It's been a while, I've seen a lot more of Texas life, and enjoyed most of it immensely. Here are a few Texas tidbits for my anxious readers.
I was an Aggie for Halloween. If you don't know what that is, it's a person who went to Texas A&M University. So I wore a class ring and cowboy boots and a jean skirt and a shirt that said "You may all go to hell, but I will go to Texas" and I had big hair. I may have offended some people since most people I know went to aTm.

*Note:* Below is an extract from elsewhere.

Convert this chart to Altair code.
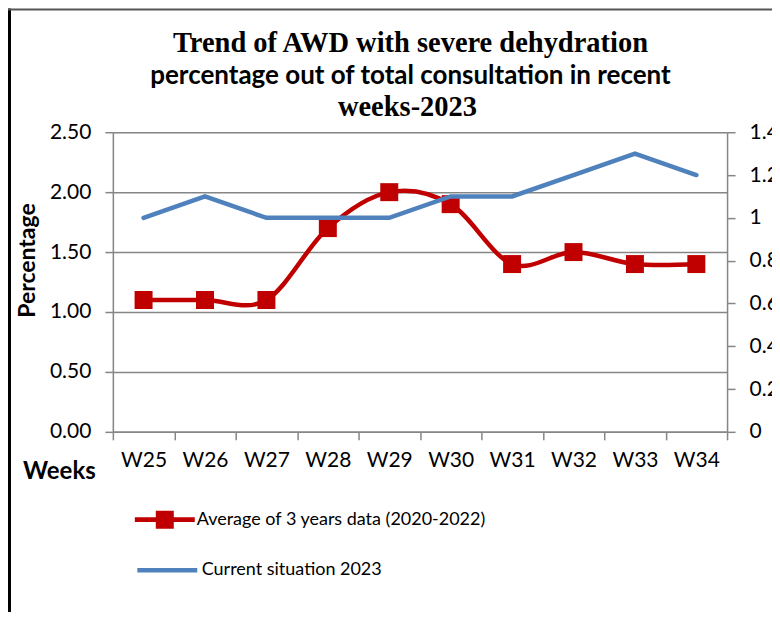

The past week we have been studying the Holocaust in my 5th grade class. You know, when you need to teach your class how to spell a word and write it on the board lots of times, you learn how to spell it. Holocaust and Renaissance, two words I finally know how to spell. Anyway, we are reading Number the Stars, which is a wonderful book, and we were talking about how Denmark didn't fight back against the Nazis but allowed them to take over in return for political independence. One student raised his hand and said, "But didn't they have an army?" and I said, "Yes, but a small one, not big enough to win against the Nazis." And then one kid randomly calls out, "Yeah, but they couldn't beat TEXAS."

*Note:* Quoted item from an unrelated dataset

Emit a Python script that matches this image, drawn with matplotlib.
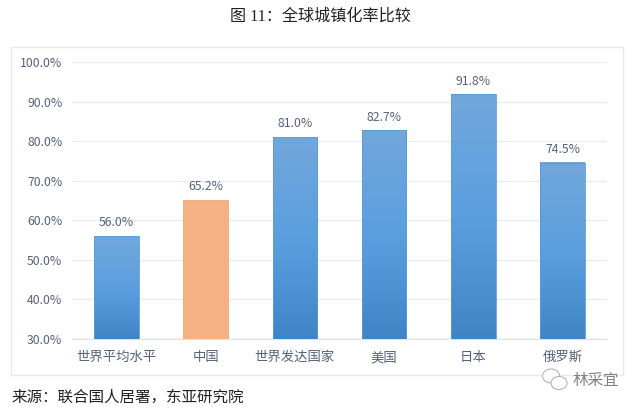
import numpy as np
import matplotlib
matplotlib.use("Agg")
import matplotlib.pyplot as plt
from matplotlib.colors import LinearSegmentedColormap
from matplotlib.patches import Rectangle, Ellipse

CATEGORIES = ["世界平均水平", "中国", "世界发达国家", "美国", "日本", "俄罗斯"]
VALUES = [56.0, 65.2, 81.0, 82.7, 91.8, 74.5]
YTICKS = [30, 40, 50, 60, 70, 80, 90, 100]
HIGHLIGHT = "中国"

W, H = 640, 408
SANS = ["Noto Sans CJK SC", "DejaVu Sans"]
SERIF = ["Liberation Serif", "Noto Sans CJK SC"]
TEXT = "#56627a"
GRID = "#e9ebf2"
BLUES = LinearSegmentedColormap.from_list("bar", ["#72a7db", "#5b9fdf", "#3f85c6"])


def main():
    fig = plt.figure(figsize=(W / 100, H / 100), dpi=100, facecolor="white")

    # Outer chart frame, kept behind the axes
    fig.add_artist(Rectangle((10.5 / W, 1 - 375 / H), 612.5 / W, 328 / H, transform=fig.transFigure,
                             facecolor="white", edgecolor="#e8eaf0", linewidth=1.0, zorder=-1))

    ax = fig.add_axes([72 / W, 1 - 339 / H, 535 / W, 277 / H])
    ax.patch.set_alpha(0)
    ax.set_xlim(-0.5, 5.5)
    ax.set_ylim(30, 100)
    ax.set_axisbelow(True)
    ax.grid(axis="y", color=GRID, linewidth=1.0)
    for name, spine in ax.spines.items():
        spine.set_visible(name == "bottom")
    ax.spines["bottom"].set_color("#dfe2ea")
    ax.tick_params(length=0)
    ax.tick_params(axis="x", pad=8)
    ax.tick_params(axis="y", pad=7)

    x = np.arange(len(CATEGORIES))
    bars = ax.bar(x, VALUES, width=0.5, bottom=0, color="none", zorder=3)
    grad = np.linspace(0, 1, 256).reshape(-1, 1)
    for xi, val, cat, bar in zip(x, VALUES, CATEGORIES, bars):
        if cat == HIGHLIGHT:
            bar.set_facecolor("#f4b183")
            bar.set_edgecolor("#f0a878")
            bar.set_linewidth(0.6)
        else:
            bar.set_edgecolor("#5b9bd5")
            bar.set_linewidth(0.6)
            ax.imshow(grad, cmap=BLUES, aspect="auto", zorder=2.9, extent=(xi - 0.25, xi + 0.25, 30, val))
        ax.text(xi, val + 1.7, f"{val:.1f}%", ha="center", va="bottom", color=TEXT, fontsize=8.8, family=SANS)
    ax.set_xlim(-0.5, 5.5)
    ax.set_ylim(30, 100)

    ax.set_xticks(x, CATEGORIES, fontsize=9.6, color=TEXT, family=SANS)
    ax.set_yticks(YTICKS, [f"{v:.1f}%" for v in YTICKS], fontsize=8.8, color=TEXT, family=SANS)

    fig.text(320 / W, 1 - 17 / H, "图 11：全球城镇化率比较", ha="center", va="center",
             fontsize=11.6, color="#222222", family=SERIF)
    fig.text(11 / W, 1 - 398 / H, "来源：联合国人居署，东亚研究院", ha="left", va="center",
             fontsize=11.2, color="#222222", family=SERIF)

    # Watermark
    for cx, cy, w, h in [(551, 376, 17, 14), (559, 383, 16, 13)]:
        fig.add_artist(Ellipse((cx / W, 1 - cy / H), w / W, h / H, transform=fig.transFigure,
                               facecolor="white", edgecolor="#b5b5b5", linewidth=0.8))
    fig.text(573 / W, 1 - 381 / H, "林采宜", ha="left", va="center", fontsize=11.2, color="#808080", family=SANS)

    fig.savefig("out.png", dpi=100, facecolor="white")
    plt.close(fig)


if __name__ == "__main__":
    main()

Teaching about the Holocaust has given me a really big sadness and horror about the state of the world, but at the same time, teaching Number the Stars has been wonderful. It's estimated that there were 7,300 Jews living in Denmark at the beginning of WWII. All but 300 of them were able to escape through fishing boats to Sweden and it's estimated only 50 Danish Jews died in the Holocaust. It's such a beautiful story of courage and what people can do, but it makes me really sad to think of what we didn't do at the same time. Hand in hand with teaching the Holocaust I'm teaching about Japanese Interment camps in the U.S. and in Social Studies the kids are studying colonists and Native Americans. Poor kids--that's a lot to take all at once. To go along with teaching the Holocaust, we read the allegory Terrible Things by Eve Bunting. I'd highly recommend it if you are ever trying to get a child to understand what can happen if we don't stick up for what's right.

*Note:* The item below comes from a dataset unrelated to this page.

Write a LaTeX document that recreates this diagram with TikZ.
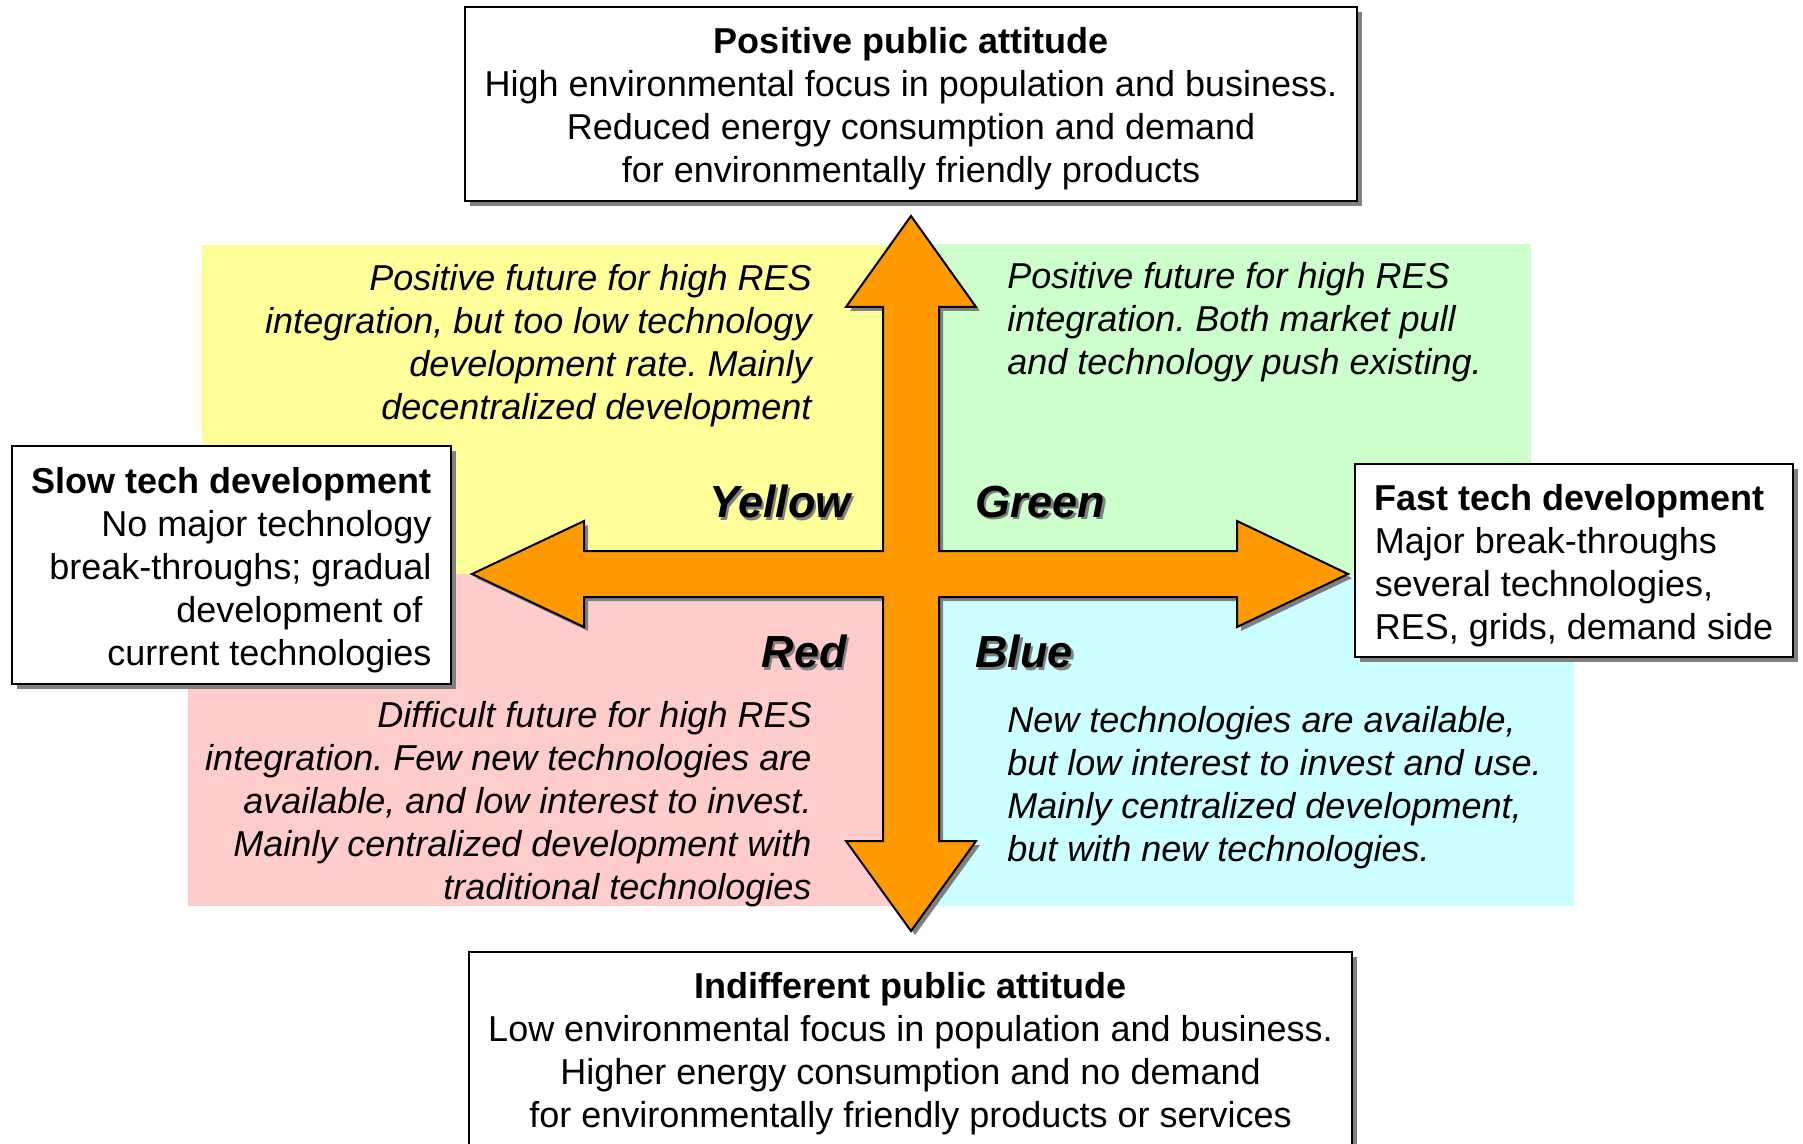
\documentclass[tikz,border=0pt]{standalone}
\usepackage{fontspec}
\setmainfont{Liberation Sans}
\usetikzlibrary{positioning,shadows}

\definecolor{scenyellow}{HTML}{FFFF99}
\definecolor{scengreen}{HTML}{CCFFCC}
\definecolor{scenred}{HTML}{FFCCCC}
\definecolor{scenblue}{HTML}{CCFFFF}
\definecolor{crossorange}{HTML}{FF9900}
\definecolor{shadowgray}{HTML}{808080}

\frenchspacing

% label with a small grey copy behind it
\newcommand{\shadowed}[1]{\rlap{\hspace{1.1pt}\raisebox{-1.1pt}{\color{shadowgray}#1}}#1}
% taller first line, pushes box text a little down
\newcommand{\topstrut}{\rule{0pt}{18pt}}

\begin{document}
\begin{tikzpicture}[
    x=0.5pt, y=-0.5pt,
    box/.style={draw, line width=1.3pt, fill=white, inner sep=0pt,
                font=\fontsize{18}{21.5}\selectfont,
                drop shadow={shadow xshift=2.3pt, shadow yshift=-2.3pt,
                             opacity=1, fill=shadowgray}},
    attbox/.style={box, align=center, minimum height=97pt},
    techbox/.style={box},
    scentext/.style={inner sep=0pt, font=\fontsize{18}{21.5}\selectfont\itshape},
    scenlabel/.style={inner sep=0pt, font=\fontsize{22.5}{27}\selectfont\bfseries\itshape},
    cross/.style={fill=crossorange, draw=black, line width=1pt, line join=miter,
                  drop shadow={shadow xshift=2pt, shadow yshift=-2pt,
                               opacity=1, fill=shadowgray}}
  ]

  \useasboundingbox (0,0) rectangle (1803,1144);
  \clip (0,0) rectangle (1803,1144);
  \fill[white] (0,0) rectangle (1803,1144);

  % ========= four scenario quadrants =========
  \fill[scenyellow] (202,245) rectangle (911,574);
  \fill[scengreen]  (911,244) rectangle (1531,574);
  \fill[scenred]    (188,574) rectangle (911,906);
  \fill[scenblue]   (911,574) rectangle (1574,906);

  % ========= four-headed cross, drawn around its hub =========
  \coordinate (hub) at (911,574);
  \begin{scope}[shift={(hub)}]
    \draw[cross]
      (0,-358) -- (65,-267) -- (28,-267) -- (28,-23)        % up
      -- (326,-23) -- (326,-53) -- (437,0) -- (326,53)      % right
      -- (326,23) -- (28,23) -- (28,267) -- (65,267)
      -- (0,357) -- (-65,267) -- (-28,267) -- (-28,23)      % down
      -- (-327,23) -- (-327,53) -- (-439,0) -- (-327,-53)   % left
      -- (-327,-23) -- (-28,-23) -- (-28,-267) -- (-65,-267) -- cycle;
  \end{scope}

  % ========= scenario descriptions =========
  \node[scentext, anchor=east, align=right] (ytext) at (812,345.5)
    {Positive future for high RES\\
     integration, but too low technology\\
     development rate. Mainly\\
     decentralized development};
  \node[scentext, anchor=west, align=left] (gtext) at (1007,322)
    {Positive future for high RES\\
     integration. Both market pull\\
     and technology push existing.};
  \node[scentext, anchor=east, align=right] (rtext) at (812,804.5)
    {Difficult future for high RES\\
     integration. Few new technologies are\\
     available, and low interest to invest.\\
     Mainly centralized development with\\
     traditional technologies};
  \node[scentext, anchor=west, align=left] (btext) at (1007,787.5)
    {New technologies are available,\\
     but low interest to invest and use.\\
     Mainly centralized development,\\
     but with new technologies.};

  % ========= scenario names =========
  \node[scenlabel, anchor=east] (ylabel) at (851,503) {\shadowed{Yellow}};
  \node[scenlabel, anchor=west] (glabel) at (975,503) {\shadowed{Green}};
  \node[scenlabel, anchor=east] (rlabel) at (847,653) {\shadowed{Red}};
  \node[scenlabel, anchor=west] (blabel) at (975,653) {\shadowed{Blue}};

  % ========= axis end boxes =========
  \node[attbox, minimum width=446pt] (positive) at (911,104)
    {\topstrut\textbf{Positive public attitude}\\
     High environmental focus in population and business.\\
     Reduced energy consumption and demand\\
     for environmentally friendly products};
  \node[attbox, minimum width=441.5pt] (indiff) at (910.5,1049)
    {\topstrut\textbf{Indifferent public attitude}\\
     Low environmental focus in population and business.\\
     Higher energy consumption and no demand\\
     for environmentally friendly products or services};
  \node[techbox, align=right, minimum width=219.5pt, minimum height=119pt] (slow) at (231.5,565)
    {\topstrut\textbf{Slow tech development}\\
     No major technology\\
     break-throughs; gradual\\
     development of\rule{4.5pt}{0pt}\\
     current technologies};
  \node[techbox, align=left, minimum width=219pt, minimum height=96.5pt] (fast) at (1574,560.5)
    {\topstrut\textbf{Fast tech development}\\
     Major break-throughs\\
     several technologies,\\
     RES, grids, demand side};

\end{tikzpicture}
\end{document}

On a lighter note, I like Lonestar beer now. Who would have guessed.
I'm enjoying 70 degree sunny weather every day in November, new girl friends, biking around the city to church and along the Bayou, having beautiful symphony music at my fingertips, and finding new places to dance and speak Spanish. Life is normalizing a little more, but I'm still missing Chicago and Maryland. Why is it that life ends up so spread out?